Pages: 336; Size: 6" x 9"
Series: Technology and the Environment
The largest, most costly domestic public works project ever undertaken by the Army Corps of Engineers, the Tenn-Tom's 234 miles, five dams, and ten locks entailed the movement of more earth than was required to dig the Panama Canal. In a monumental history of the nation's largest navigation project, Jeffrey K. Stine records the struggle between the interests determined to build the waterway and the forces pitted against its completion. Based on extensive research, Mixing the Waters explores the intersection of environmental history, the history of technology, and U.S. political history. It chronicles the profound changes introduced by the environmental movement and addresses the importance of changing societal values, an issue at the heart of understanding the evolving relationship between technology and the environment.

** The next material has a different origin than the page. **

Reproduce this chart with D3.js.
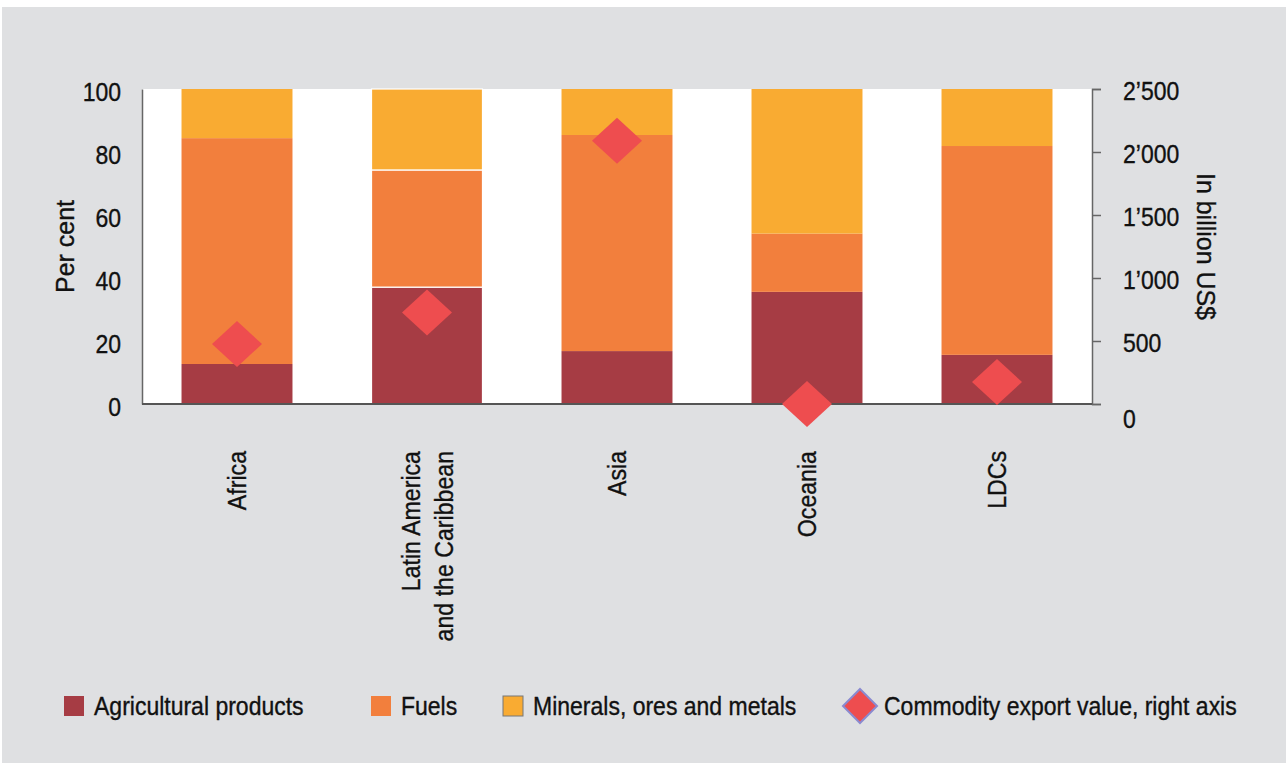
<!DOCTYPE html>
<html>
<head>
<meta charset="utf-8">
<script src="https://cdn.jsdelivr.net/npm/d3@7"></script>
<style>
  body { margin: 0; background: #fff; }
  text { font-family: "Liberation Sans", Arial, sans-serif; fill: #111; stroke: #111; stroke-width: 0.35px; }
</style>
</head>
<body>
<div id="chart"></div>
<script>
// data
var regions = ["Africa", "Latin America|and the Caribbean", "Asia", "Oceania", "LDCs"];
var agricultural = [12.7, 37.1, 16.8, 35.6, 15.6];
var fuels = [71.7, 37.2, 68.6, 18.5, 66.3];
var minerals = [15.6, 25.7, 14.6, 45.9, 18.1];
var exportValue = [476, 726, 2089, 0, 175];   // billion US$, right axis
var leftTicks = [0, 20, 40, 60, 80, 100];
var rightTicks = [0, 500, 1000, 1500, 2000, 2500];
var seriesNames = ["Agricultural products", "Fuels", "Minerals, ores and metals"];
var diamondName = "Commodity export value, right axis";

var colors = ["#a63c44", "#f27f3d", "#f9ab32"];
var diamondColor = "#ee4d4f";

var width = 1286, height = 763;
var margin = {left: 142, top: 89, right: 194, bottom: 359};
var drawWidth = width - margin.left - margin.right;
var drawHeight = height - margin.top - margin.bottom;
var squeeze = 0.92;   // the original font is a condensed face

var data = regions.map(function(r, i){
  return {region: r, agri: agricultural[i], fuels: fuels[i], minerals: minerals[i], value: exportValue[i]};
});

var svg = d3.select("#chart").append("svg")
  .attr("width", width).attr("height", height);

// grey panel
svg.append("rect").attr("x", 2).attr("y", 7)
  .attr("width", width - 2).attr("height", height - 7)
  .attr("fill", "#dfe0e2");

var canvas = svg.append("g")
  .attr("transform", "translate(" + margin.left + "," + margin.top + ")");

canvas.append("rect").attr("width", drawWidth).attr("height", drawHeight).attr("fill", "#fff");

var x = d3.scaleBand().domain(regions).range([0, drawWidth]).paddingInner(0.416).paddingOuter(0.208);
var y = d3.scaleLinear().domain([0, 100]).range([drawHeight, 0]);
var y2 = d3.scaleLinear().domain([0, 2500]).range([drawHeight, 0]);

var stack = d3.stack().keys(["agri", "fuels", "minerals"]);
var layers = stack(data);

canvas.selectAll(".layer").data(layers).enter().append("g")
  .attr("class", "layer")
  .attr("fill", function(d, i){ return colors[i]; })
  .selectAll("rect").data(function(d){ return d; }).enter().append("rect")
    .attr("x", function(d){ return x(d.data.region); })
    .attr("y", function(d){ return y(d[1]); })
    .attr("width", x.bandwidth())
    .attr("height", function(d){ return y(d[0]) - y(d[1]); })
    .attr("stroke", function(d, i){ return i == 1 ? "#fff" : "none"; })
    .attr("stroke-width", 1.2);

// axes
var apos = d3.formatLocale({decimal: ".", thousands: "\u2019", grouping: [3], currency: ["", ""]});

var leftAxis = canvas.append("g").attr("class", "y-axis")
  .call(d3.axisLeft(y).tickValues(leftTicks).tickSize(0).tickPadding(21));
leftAxis.select(".domain").attr("stroke", "#666").attr("stroke-width", 1.5);
leftAxis.selectAll("text").style("font-size", "25px").attr("dy", "0.45em")
  .attr("x", -21 / squeeze)
  .attr("transform", "scale(" + squeeze + ",1)");

var rightAxis = canvas.append("g").attr("class", "y2-axis")
  .attr("transform", "translate(" + drawWidth + ",0)")
  .call(d3.axisRight(y2).tickValues(rightTicks).tickSize(9).tickPadding(22).tickFormat(apos.format(",")));
rightAxis.select(".domain").attr("stroke", "#666").attr("stroke-width", 1.5);
rightAxis.selectAll("line").attr("stroke", "#666").attr("stroke-width", 1.5);
rightAxis.selectAll("text").style("font-size", "25px")
  .attr("dy", function(d){ return d == 0 ? "0.95em" : "0.4em"; })
  .attr("x", 31 / squeeze)
  .attr("transform", "scale(" + squeeze + ",1)");

canvas.append("line").attr("x1", 0).attr("x2", drawWidth)
  .attr("y1", drawHeight).attr("y2", drawHeight)
  .attr("stroke", "#555").attr("stroke-width", 2);

// axis titles
canvas.append("text")
  .attr("transform", "translate(-77," + (drawHeight / 2) + ") rotate(-90) scale(0.96,1)")
  .attr("text-anchor", "middle").attr("dy", "0.35em")
  .style("font-size", "26px").text("Per cent");

canvas.append("text")
  .attr("transform", "translate(" + (drawWidth + 114) + "," + (drawHeight / 2) + ") rotate(90) scale(0.96,1)")
  .attr("text-anchor", "middle").attr("dy", "0.35em")
  .style("font-size", "26px").text("In billion US$");

// category labels
var cats = canvas.selectAll(".cat").data(regions).enter().append("text")
  .attr("class", "cat")
  .attr("transform", function(d){
    return "translate(" + (x(d) + x.bandwidth() / 2) + "," + (drawHeight + 47) + ") rotate(-90) scale(0.89,1)";
  })
  .attr("text-anchor", "end")
  .style("font-size", "26px");
cats.each(function(d){
  var lines = d.split("|");
  var t = d3.select(this);
  lines.forEach(function(l, j){
    t.append("tspan").attr("x", 0)
      .attr("y", (j - (lines.length - 1) / 2) * 33)
      .attr("dy", "0.35em").text(l);
  });
});

// diamonds
function diamond(hw, hh){
  return "M0," + (-hh) + "L" + hw + ",0L0," + hh + "L" + (-hw) + ",0Z";
}
canvas.selectAll(".dia").data(data).enter().append("path")
  .attr("class", "dia")
  .attr("d", diamond(25, 23))
  .attr("transform", function(d){
    return "translate(" + (x(d.region) + x.bandwidth() / 2) + "," + y2(d.value) + ")";
  })
  .attr("fill", diamondColor);

// legend
var legendX = [64, 371, 503];
var legend = svg.append("g").attr("transform", "translate(0,706)");
seriesNames.forEach(function(name, i){
  legend.append("rect").attr("x", legendX[i]).attr("y", -10)
    .attr("width", 20).attr("height", 20)
    .attr("fill", colors[i])
    .attr("stroke", i == 2 ? "#777" : "none").attr("stroke-width", 1);
  legend.append("text")
    .attr("transform", "translate(" + (legendX[i] + 30) + ",0) scale(" + squeeze + ",1)")
    .attr("dy", "0.36em")
    .style("font-size", "25px").text(name);
});
legend.append("path").attr("d", diamond(17, 17))
  .attr("transform", "translate(860,0)")
  .attr("fill", diamondColor).attr("stroke", "#8a8ad0").attr("stroke-width", 2);
legend.append("text")
  .attr("transform", "translate(884,0) scale(" + squeeze + ",1)")
  .attr("dy", "0.36em")
  .style("font-size", "25px").text(diamondName);
</script>
</body>
</html>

[Stine] has likely written the definitive history of the navigation project. The analysis is balanced and thoroughly researched, and captures the nuances of changing values and attitudes toward pork-barrel politics, benefit-cost evaluation, and interest group politics in American natural resource policy from the 1930s through the early 1980s.
A study that is competently written and deeply researched, with heavy emphasis on primary sources, a solid grounding in the existing secondary literature, and a welcome leaven of oral history. It is a model monograph, which should find an audience not only among public historians, whose craft it exemplifies, but also among makers of policy in the construction and environmental agencies whose concerns it treats with insight and generally admirable balance.